All-In
OpenAI's Identity Crisis, Datacenter Wars, Market Up on Iran News, Mamdani's First Tax, Swalwell Out
with Jason Calacanis, Chamath Palihapitiya, David Sacks, and David Friedberg
17 Apr 2026
42 min read
2h 14m
TL;DR
OpenAI is pivoting hard toward enterprise and coding to compete with Anthropic, which is growing 10x annually on revenue-based scaling rather than subsidy. The real battle ahead isn't feature parity—it's infrastructure: frontier labs must build their own data centers or risk throttling by hyperscalers, while the transition from token subsidies to cost-pass-through will force enterprises to justify AI spending.
All-In is the world's top-ranked podcast featuring the "core four" investors and entrepreneurs discussing the latest in tech, markets, and politics. This episode dives deep into OpenAI's identity crisis and pivot to enterprise, the intensifying competition between frontier AI labs, and the infrastructure wars driving the next phase of AI dominance.
Takeaways
1
Enterprise beats consumer in AI monetization Anthropic's 10x annual growth is rooted in enterprise coding, where customers pay per token as a utility. OpenAI's consumer base, with only 3-4% premium conversion and $20/month caps, cannot generate the revenue density needed to compete at scale. The strategic shift to enterprise—not ChatGPT—is what determines winner-take-most dynamics.
2
Data center access is the real moat now OpenAI and Anthropic must build proprietary compute infrastructure or risk hyperscaler throttling. Elon's Colossus (555K GPUs, $18B) and Meta's Prometheus (150K GPUs) show that storage, throughput, and priority access trump model quality when operating costs dominate unit economics.
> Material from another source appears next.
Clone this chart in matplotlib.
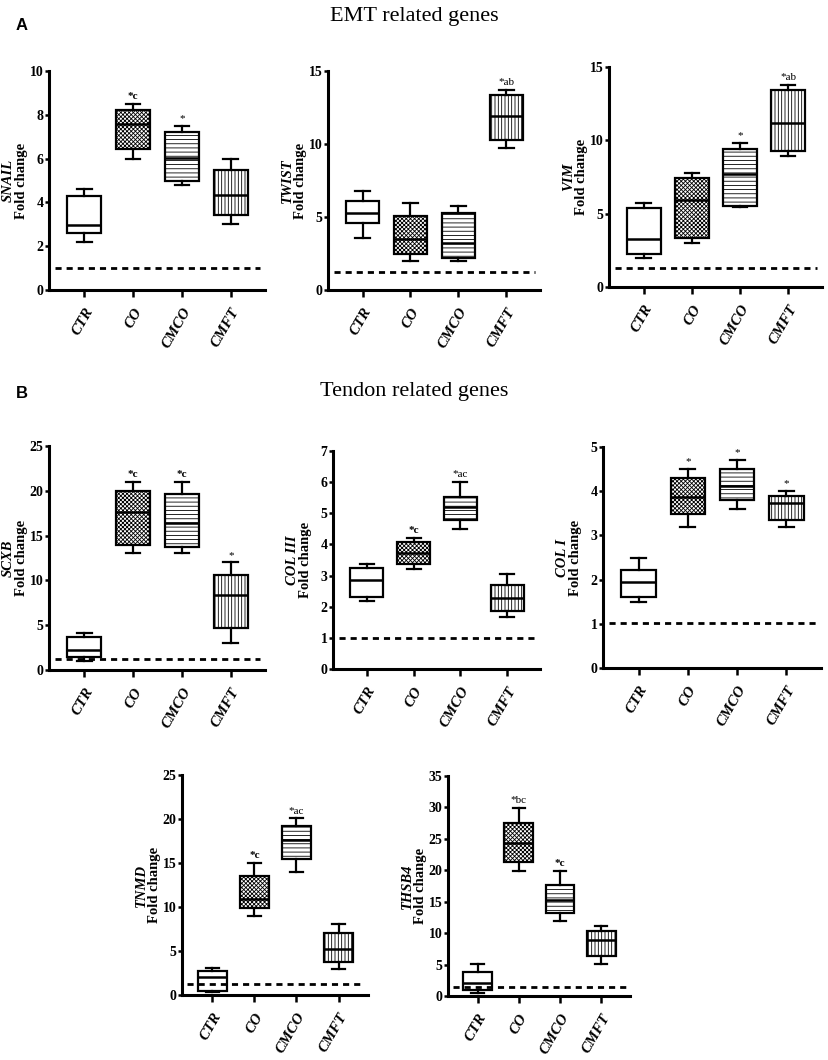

The frontier lab that owns its compute owns the future.
3
Token-based pricing forces enterprise accountability When AI labs stop subsidizing usage and pass costs directly to enterprises, teams will have to justify AI spending like they do software. CTO token budgets and agent prompt inflation will create a reckoning: either agents deliver measurable productivity or they get cut. This friction will reshape which models win in production.